> **Directive**:
Quote the listing in full, exactly as given, minus any pictures.

> **Data block**:
——————

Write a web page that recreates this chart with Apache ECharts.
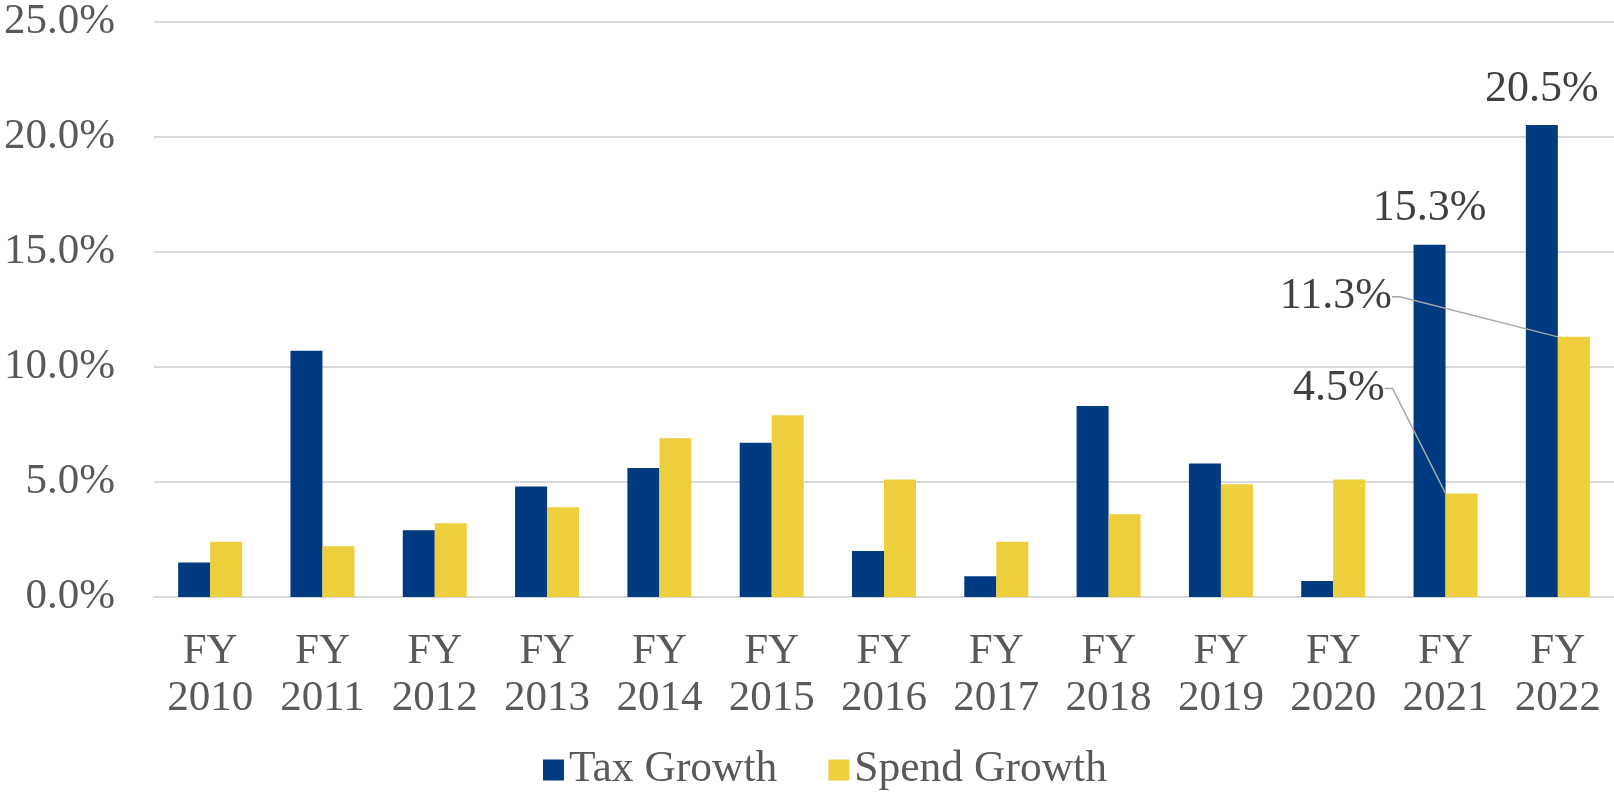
<!DOCTYPE html>
<html>
<head>
<meta charset="utf-8">
<script src="https://cdn.jsdelivr.net/npm/echarts@6/dist/echarts.min.js"></script>
<style>
  html, body { margin: 0; padding: 0; background: #fff; }
  #main { width: 1614px; height: 792px; }
</style>
</head>
<body>
<div id="main"></div>
<script>
// data
var years = ['2010', '2011', '2012', '2013', '2014', '2015', '2016', '2017', '2018', '2019', '2020', '2021', '2022'];
var taxGrowth = [1.5, 10.7, 2.9, 4.8, 5.6, 6.7, 2.0, 0.9, 8.3, 5.8, 0.7, 15.3, 20.5];
var spendGrowth = [2.4, 2.2, 3.2, 3.9, 6.9, 7.9, 5.1, 2.4, 3.6, 4.9, 5.1, 4.5, 11.3];
var taxLabelled = [11, 12];
var spendLabelled = [11, 12];

var chart = echarts.init(document.getElementById('main'));
var font = '"Liberation Serif", "Times New Roman", serif';

function pct(v) { return v.toFixed(1) + '%'; }

// label offsets (from the bar's top-left) for the moved spend labels
var spendLabelMove = {
  11: { dx: -61, dy: -105 },
  12: { dx: -166, dy: -40 }
};

var option = {
  animation: false,
  textStyle: { fontFamily: font },
  grid: { left: 154, right: 0, top: 20.6, bottom: 195, containLabel: false },
  legend: {
    left: 538,
    top: 743,
    itemWidth: 21,
    itemHeight: 21,
    itemGap: 51,
    icon: 'rect',
    textStyle: { fontFamily: font, fontSize: 43.5, color: '#595959' },
    data: ['Tax Growth', 'Spend Growth']
  },
  xAxis: {
    type: 'category',
    data: years.map(function (y) { return 'FY\n' + y; }),
    axisTick: { show: false },
    axisLine: { lineStyle: { color: '#d9d9d9', width: 2 } },
    axisLabel: { fontFamily: font, fontSize: 43, lineHeight: 47, color: '#595959', margin: 31, interval: 0 }
  },
  yAxis: {
    type: 'value',
    min: 0,
    max: 25,
    interval: 5,
    axisLine: { show: false },
    axisTick: { show: false },
    splitLine: { lineStyle: { color: '#d9d9d9', width: 2 } },
    axisLabel: { fontFamily: font, fontSize: 43, color: '#595959', margin: 39, formatter: pct }
  },
  series: [
    {
      name: 'Tax Growth',
      type: 'bar',
      barWidth: 32,
      barGap: '0%',
      itemStyle: { color: '#003a80' },
      data: taxGrowth.map(function (v, i) {
        return {
          value: v,
          label: {
            show: taxLabelled.indexOf(i) >= 0,
            position: 'top',
            distance: 14,
            fontFamily: font,
            fontSize: 44,
            color: '#404040',
            formatter: function (p) { return pct(p.value); }
          }
        };
      })
    },
    {
      name: 'Spend Growth',
      type: 'bar',
      z: 3,
      barWidth: 32,
      itemStyle: { color: '#edcf3e' },
      data: spendGrowth.map(function (v, i) {
        return {
          value: v,
          label: {
            show: spendLabelled.indexOf(i) >= 0,
            position: 'top',
            fontFamily: font,
            fontSize: 44,
            color: '#404040',
            formatter: function (p) { return pct(p.value); }
          }
        };
      }),
      labelLine: { show: true, length2: 8, lineStyle: { color: '#a6a6a6', width: 1.5 } },
      labelLayout: function (p) {
        var m = spendLabelMove[p.dataIndex];
        if (!m) return {};
        var lx = p.rect.x + m.dx;
        var ly = p.rect.y + m.dy;
        return {
          x: lx,
          y: ly,
          align: 'right',
          verticalAlign: 'middle',
          // leader: short horizontal tick, then down to the middle of the bar top
          labelLinePoints: [
            [p.rect.x + p.rect.width / 2, p.rect.y],
            [lx + 16, ly],
            [lx + 8, ly]
          ]
        };
      }
    }
  ]
};

chart.setOption(option);
</script>
</body>
</html>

——————

> **Written solution**:
Write a web page that recreates this chart with Apache ECharts.
<!DOCTYPE html>
<html>
<head>
<meta charset="utf-8">
<script src="https://cdn.jsdelivr.net/npm/echarts@6/dist/echarts.min.js"></script>
<style>
  html, body { margin: 0; padding: 0; background: #fff; }
  #main { width: 1614px; height: 792px; }
</style>
</head>
<body>
<div id="main"></div>
<script>
// data
var years = ['2010', '2011', '2012', '2013', '2014', '2015', '2016', '2017', '2018', '2019', '2020', '2021', '2022'];
var taxGrowth = [1.5, 10.7, 2.9, 4.8, 5.6, 6.7, 2.0, 0.9, 8.3, 5.8, 0.7, 15.3, 20.5];
var spendGrowth = [2.4, 2.2, 3.2, 3.9, 6.9, 7.9, 5.1, 2.4, 3.6, 4.9, 5.1, 4.5, 11.3];
var taxLabelled = [11, 12];
var spendLabelled = [11, 12];

var chart = echarts.init(document.getElementById('main'));
var font = '"Liberation Serif", "Times New Roman", serif';

function pct(v) { return v.toFixed(1) + '%'; }

// label offsets (from the bar's top-left) for the moved spend labels
var spendLabelMove = {
  11: { dx: -61, dy: -105 },
  12: { dx: -166, dy: -40 }
};

var option = {
  animation: false,
  textStyle: { fontFamily: font },
  grid: { left: 154, right: 0, top: 20.6, bottom: 195, containLabel: false },
  legend: {
    left: 538,
    top: 743,
    itemWidth: 21,
    itemHeight: 21,
    itemGap: 51,
    icon: 'rect',
    textStyle: { fontFamily: font, fontSize: 43.5, color: '#595959' },
    data: ['Tax Growth', 'Spend Growth']
  },
  xAxis: {
    type: 'category',
    data: years.map(function (y) { return 'FY\n' + y; }),
    axisTick: { show: false },
    axisLine: { lineStyle: { color: '#d9d9d9', width: 2 } },
    axisLabel: { fontFamily: font, fontSize: 43, lineHeight: 47, color: '#595959', margin: 31, interval: 0 }
  },
  yAxis: {
    type: 'value',
    min: 0,
    max: 25,
    interval: 5,
    axisLine: { show: false },
    axisTick: { show: false },
    splitLine: { lineStyle: { color: '#d9d9d9', width: 2 } },
    axisLabel: { fontFamily: font, fontSize: 43, color: '#595959', margin: 39, formatter: pct }
  },
  series: [
    {
      name: 'Tax Growth',
      type: 'bar',
      barWidth: 32,
      barGap: '0%',
      itemStyle: { color: '#003a80' },
      data: taxGrowth.map(function (v, i) {
        return {
          value: v,
          label: {
            show: taxLabelled.indexOf(i) >= 0,
            position: 'top',
            distance: 14,
            fontFamily: font,
            fontSize: 44,
            color: '#404040',
            formatter: function (p) { return pct(p.value); }
          }
        };
      })
    },
    {
      name: 'Spend Growth',
      type: 'bar',
      z: 3,
      barWidth: 32,
      itemStyle: { color: '#edcf3e' },
      data: spendGrowth.map(function (v, i) {
        return {
          value: v,
          label: {
            show: spendLabelled.indexOf(i) >= 0,
            position: 'top',
            fontFamily: font,
            fontSize: 44,
            color: '#404040',
            formatter: function (p) { return pct(p.value); }
          }
        };
      }),
      labelLine: { show: true, length2: 8, lineStyle: { color: '#a6a6a6', width: 1.5 } },
      labelLayout: function (p) {
        var m = spendLabelMove[p.dataIndex];
        if (!m) return {};
        var lx = p.rect.x + m.dx;
        var ly = p.rect.y + m.dy;
        return {
          x: lx,
          y: ly,
          align: 'right',
          verticalAlign: 'middle',
          // leader: short horizontal tick, then down to the middle of the bar top
          labelLinePoints: [
            [p.rect.x + p.rect.width / 2, p.rect.y],
            [lx + 16, ly],
            [lx + 8, ly]
          ]
        };
      }
    }
  ]
};

chart.setOption(option);
</script>
</body>
</html>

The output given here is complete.